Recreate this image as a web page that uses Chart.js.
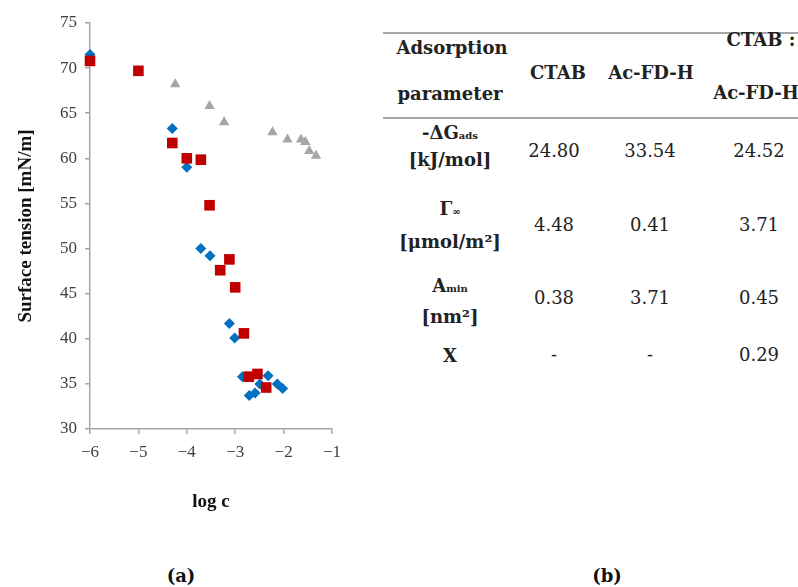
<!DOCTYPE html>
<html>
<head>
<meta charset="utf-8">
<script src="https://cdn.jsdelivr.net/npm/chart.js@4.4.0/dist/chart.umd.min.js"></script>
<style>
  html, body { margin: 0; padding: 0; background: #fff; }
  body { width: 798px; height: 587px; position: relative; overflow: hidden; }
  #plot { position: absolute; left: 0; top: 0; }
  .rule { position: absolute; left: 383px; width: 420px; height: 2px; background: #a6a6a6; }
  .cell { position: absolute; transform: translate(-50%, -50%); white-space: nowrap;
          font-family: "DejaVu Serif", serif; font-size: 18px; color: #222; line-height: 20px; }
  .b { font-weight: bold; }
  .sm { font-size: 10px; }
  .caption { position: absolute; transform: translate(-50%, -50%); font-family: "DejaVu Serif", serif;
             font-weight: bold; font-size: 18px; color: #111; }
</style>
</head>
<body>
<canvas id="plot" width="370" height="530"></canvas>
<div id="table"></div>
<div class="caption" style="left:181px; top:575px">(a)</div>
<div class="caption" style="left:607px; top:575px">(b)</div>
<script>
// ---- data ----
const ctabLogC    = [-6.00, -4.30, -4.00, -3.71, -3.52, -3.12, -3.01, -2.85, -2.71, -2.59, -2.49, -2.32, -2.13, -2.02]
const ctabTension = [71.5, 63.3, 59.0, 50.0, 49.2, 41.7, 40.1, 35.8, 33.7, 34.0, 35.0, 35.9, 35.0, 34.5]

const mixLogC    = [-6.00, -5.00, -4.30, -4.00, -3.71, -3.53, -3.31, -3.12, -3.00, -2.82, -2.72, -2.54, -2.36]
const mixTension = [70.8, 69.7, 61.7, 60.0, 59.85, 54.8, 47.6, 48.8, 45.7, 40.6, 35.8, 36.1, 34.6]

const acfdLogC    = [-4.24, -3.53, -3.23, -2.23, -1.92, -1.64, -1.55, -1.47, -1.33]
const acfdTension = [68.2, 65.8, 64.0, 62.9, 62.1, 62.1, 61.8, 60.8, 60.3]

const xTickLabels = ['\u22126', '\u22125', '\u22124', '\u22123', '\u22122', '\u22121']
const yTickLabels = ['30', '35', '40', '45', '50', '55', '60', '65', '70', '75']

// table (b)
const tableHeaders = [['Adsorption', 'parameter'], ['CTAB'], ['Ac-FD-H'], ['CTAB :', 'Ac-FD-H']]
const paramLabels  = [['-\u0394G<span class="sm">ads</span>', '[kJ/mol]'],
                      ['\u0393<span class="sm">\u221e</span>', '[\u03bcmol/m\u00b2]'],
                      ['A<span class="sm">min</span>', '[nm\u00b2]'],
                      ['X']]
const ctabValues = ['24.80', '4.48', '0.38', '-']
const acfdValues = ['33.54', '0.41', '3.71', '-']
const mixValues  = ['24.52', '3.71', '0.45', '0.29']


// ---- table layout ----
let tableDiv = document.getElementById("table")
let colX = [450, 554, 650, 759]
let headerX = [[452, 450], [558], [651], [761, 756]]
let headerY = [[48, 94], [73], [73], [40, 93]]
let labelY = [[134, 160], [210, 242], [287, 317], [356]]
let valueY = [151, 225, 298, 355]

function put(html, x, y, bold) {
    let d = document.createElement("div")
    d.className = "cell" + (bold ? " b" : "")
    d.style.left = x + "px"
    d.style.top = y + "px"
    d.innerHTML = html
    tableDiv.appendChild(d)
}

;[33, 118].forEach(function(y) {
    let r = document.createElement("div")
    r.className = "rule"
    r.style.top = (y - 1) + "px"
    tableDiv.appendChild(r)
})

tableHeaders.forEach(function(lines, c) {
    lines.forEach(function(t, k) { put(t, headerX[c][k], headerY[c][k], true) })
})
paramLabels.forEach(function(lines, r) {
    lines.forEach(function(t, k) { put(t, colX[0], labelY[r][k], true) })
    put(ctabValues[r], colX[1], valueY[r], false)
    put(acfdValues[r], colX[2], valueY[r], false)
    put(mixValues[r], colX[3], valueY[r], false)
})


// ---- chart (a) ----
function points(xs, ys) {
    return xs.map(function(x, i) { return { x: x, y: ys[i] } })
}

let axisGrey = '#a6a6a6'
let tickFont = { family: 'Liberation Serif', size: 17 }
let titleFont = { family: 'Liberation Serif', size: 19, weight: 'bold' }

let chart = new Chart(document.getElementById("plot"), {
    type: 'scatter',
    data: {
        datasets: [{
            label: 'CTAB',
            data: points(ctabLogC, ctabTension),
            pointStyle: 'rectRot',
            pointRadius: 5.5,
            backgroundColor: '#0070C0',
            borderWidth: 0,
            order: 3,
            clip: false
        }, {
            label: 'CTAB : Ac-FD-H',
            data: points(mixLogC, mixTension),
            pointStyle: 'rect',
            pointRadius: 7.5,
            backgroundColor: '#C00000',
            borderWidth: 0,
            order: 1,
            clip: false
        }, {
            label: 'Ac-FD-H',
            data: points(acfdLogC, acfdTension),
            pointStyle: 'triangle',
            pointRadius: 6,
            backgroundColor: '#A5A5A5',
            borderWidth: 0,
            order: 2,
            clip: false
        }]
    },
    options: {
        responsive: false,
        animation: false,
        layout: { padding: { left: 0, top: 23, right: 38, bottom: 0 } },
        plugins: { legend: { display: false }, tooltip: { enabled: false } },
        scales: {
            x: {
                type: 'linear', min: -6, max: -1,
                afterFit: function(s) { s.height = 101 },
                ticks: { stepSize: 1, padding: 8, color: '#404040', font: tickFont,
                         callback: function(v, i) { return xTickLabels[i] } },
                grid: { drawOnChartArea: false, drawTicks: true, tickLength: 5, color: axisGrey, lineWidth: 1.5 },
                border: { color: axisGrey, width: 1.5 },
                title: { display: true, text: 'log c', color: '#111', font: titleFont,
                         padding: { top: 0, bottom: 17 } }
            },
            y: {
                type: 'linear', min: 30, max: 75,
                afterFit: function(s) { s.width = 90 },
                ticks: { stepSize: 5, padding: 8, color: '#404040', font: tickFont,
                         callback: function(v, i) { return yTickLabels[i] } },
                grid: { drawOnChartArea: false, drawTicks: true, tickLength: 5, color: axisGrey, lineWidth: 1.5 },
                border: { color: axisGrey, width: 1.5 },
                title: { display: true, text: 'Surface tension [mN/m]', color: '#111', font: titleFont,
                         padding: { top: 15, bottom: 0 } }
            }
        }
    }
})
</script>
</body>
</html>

**Required task**
Reproduce the listing above exactly, excluding all pictures.

**Exercise solution**
Recreate this image as a web page that uses Chart.js.
<!DOCTYPE html>
<html>
<head>
<meta charset="utf-8">
<script src="https://cdn.jsdelivr.net/npm/chart.js@4.4.0/dist/chart.umd.min.js"></script>
<style>
  html, body { margin: 0; padding: 0; background: #fff; }
  body { width: 798px; height: 587px; position: relative; overflow: hidden; }
  #plot { position: absolute; left: 0; top: 0; }
  .rule { position: absolute; left: 383px; width: 420px; height: 2px; background: #a6a6a6; }
  .cell { position: absolute; transform: translate(-50%, -50%); white-space: nowrap;
          font-family: "DejaVu Serif", serif; font-size: 18px; color: #222; line-height: 20px; }
  .b { font-weight: bold; }
  .sm { font-size: 10px; }
  .caption { position: absolute; transform: translate(-50%, -50%); font-family: "DejaVu Serif", serif;
             font-weight: bold; font-size: 18px; color: #111; }
</style>
</head>
<body>
<canvas id="plot" width="370" height="530"></canvas>
<div id="table"></div>
<div class="caption" style="left:181px; top:575px">(a)</div>
<div class="caption" style="left:607px; top:575px">(b)</div>
<script>
// ---- data ----
const ctabLogC    = [-6.00, -4.30, -4.00, -3.71, -3.52, -3.12, -3.01, -2.85, -2.71, -2.59, -2.49, -2.32, -2.13, -2.02]
const ctabTension = [71.5, 63.3, 59.0, 50.0, 49.2, 41.7, 40.1, 35.8, 33.7, 34.0, 35.0, 35.9, 35.0, 34.5]

const mixLogC    = [-6.00, -5.00, -4.30, -4.00, -3.71, -3.53, -3.31, -3.12, -3.00, -2.82, -2.72, -2.54, -2.36]
const mixTension = [70.8, 69.7, 61.7, 60.0, 59.85, 54.8, 47.6, 48.8, 45.7, 40.6, 35.8, 36.1, 34.6]

const acfdLogC    = [-4.24, -3.53, -3.23, -2.23, -1.92, -1.64, -1.55, -1.47, -1.33]
const acfdTension = [68.2, 65.8, 64.0, 62.9, 62.1, 62.1, 61.8, 60.8, 60.3]

const xTickLabels = ['\u22126', '\u22125', '\u22124', '\u22123', '\u22122', '\u22121']
const yTickLabels = ['30', '35', '40', '45', '50', '55', '60', '65', '70', '75']

// table (b)
const tableHeaders = [['Adsorption', 'parameter'], ['CTAB'], ['Ac-FD-H'], ['CTAB :', 'Ac-FD-H']]
const paramLabels  = [['-\u0394G<span class="sm">ads</span>', '[kJ/mol]'],
                      ['\u0393<span class="sm">\u221e</span>', '[\u03bcmol/m\u00b2]'],
                      ['A<span class="sm">min</span>', '[nm\u00b2]'],
                      ['X']]
const ctabValues = ['24.80', '4.48', '0.38', '-']
const acfdValues = ['33.54', '0.41', '3.71', '-']
const mixValues  = ['24.52', '3.71', '0.45', '0.29']


// ---- table layout ----
let tableDiv = document.getElementById("table")
let colX = [450, 554, 650, 759]
let headerX = [[452, 450], [558], [651], [761, 756]]
let headerY = [[48, 94], [73], [73], [40, 93]]
let labelY = [[134, 160], [210, 242], [287, 317], [356]]
let valueY = [151, 225, 298, 355]

function put(html, x, y, bold) {
    let d = document.createElement("div")
    d.className = "cell" + (bold ? " b" : "")
    d.style.left = x + "px"
    d.style.top = y + "px"
    d.innerHTML = html
    tableDiv.appendChild(d)
}

;[33, 118].forEach(function(y) {
    let r = document.createElement("div")
    r.className = "rule"
    r.style.top = (y - 1) + "px"
    tableDiv.appendChild(r)
})

tableHeaders.forEach(function(lines, c) {
    lines.forEach(function(t, k) { put(t, headerX[c][k], headerY[c][k], true) })
})
paramLabels.forEach(function(lines, r) {
    lines.forEach(function(t, k) { put(t, colX[0], labelY[r][k], true) })
    put(ctabValues[r], colX[1], valueY[r], false)
    put(acfdValues[r], colX[2], valueY[r], false)
    put(mixValues[r], colX[3], valueY[r], false)
})


// ---- chart (a) ----
function points(xs, ys) {
    return xs.map(function(x, i) { return { x: x, y: ys[i] } })
}

let axisGrey = '#a6a6a6'
let tickFont = { family: 'Liberation Serif', size: 17 }
let titleFont = { family: 'Liberation Serif', size: 19, weight: 'bold' }

let chart = new Chart(document.getElementById("plot"), {
    type: 'scatter',
    data: {
        datasets: [{
            label: 'CTAB',
            data: points(ctabLogC, ctabTension),
            pointStyle: 'rectRot',
            pointRadius: 5.5,
            backgroundColor: '#0070C0',
            borderWidth: 0,
            order: 3,
            clip: false
        }, {
            label: 'CTAB : Ac-FD-H',
            data: points(mixLogC, mixTension),
            pointStyle: 'rect',
            pointRadius: 7.5,
            backgroundColor: '#C00000',
            borderWidth: 0,
            order: 1,
            clip: false
        }, {
            label: 'Ac-FD-H',
            data: points(acfdLogC, acfdTension),
            pointStyle: 'triangle',
            pointRadius: 6,
            backgroundColor: '#A5A5A5',
            borderWidth: 0,
            order: 2,
            clip: false
        }]
    },
    options: {
        responsive: false,
        animation: false,
        layout: { padding: { left: 0, top: 23, right: 38, bottom: 0 } },
        plugins: { legend: { display: false }, tooltip: { enabled: false } },
        scales: {
            x: {
                type: 'linear', min: -6, max: -1,
                afterFit: function(s) { s.height = 101 },
                ticks: { stepSize: 1, padding: 8, color: '#404040', font: tickFont,
                         callback: function(v, i) { return xTickLabels[i] } },
                grid: { drawOnChartArea: false, drawTicks: true, tickLength: 5, color: axisGrey, lineWidth: 1.5 },
                border: { color: axisGrey, width: 1.5 },
                title: { display: true, text: 'log c', color: '#111', font: titleFont,
                         padding: { top: 0, bottom: 17 } }
            },
            y: {
                type: 'linear', min: 30, max: 75,
                afterFit: function(s) { s.width = 90 },
                ticks: { stepSize: 5, padding: 8, color: '#404040', font: tickFont,
                         callback: function(v, i) { return yTickLabels[i] } },
                grid: { drawOnChartArea: false, drawTicks: true, tickLength: 5, color: axisGrey, lineWidth: 1.5 },
                border: { color: axisGrey, width: 1.5 },
                title: { display: true, text: 'Surface tension [mN/m]', color: '#111', font: titleFont,
                         padding: { top: 15, bottom: 0 } }
            }
        }
    }
})
</script>
</body>
</html>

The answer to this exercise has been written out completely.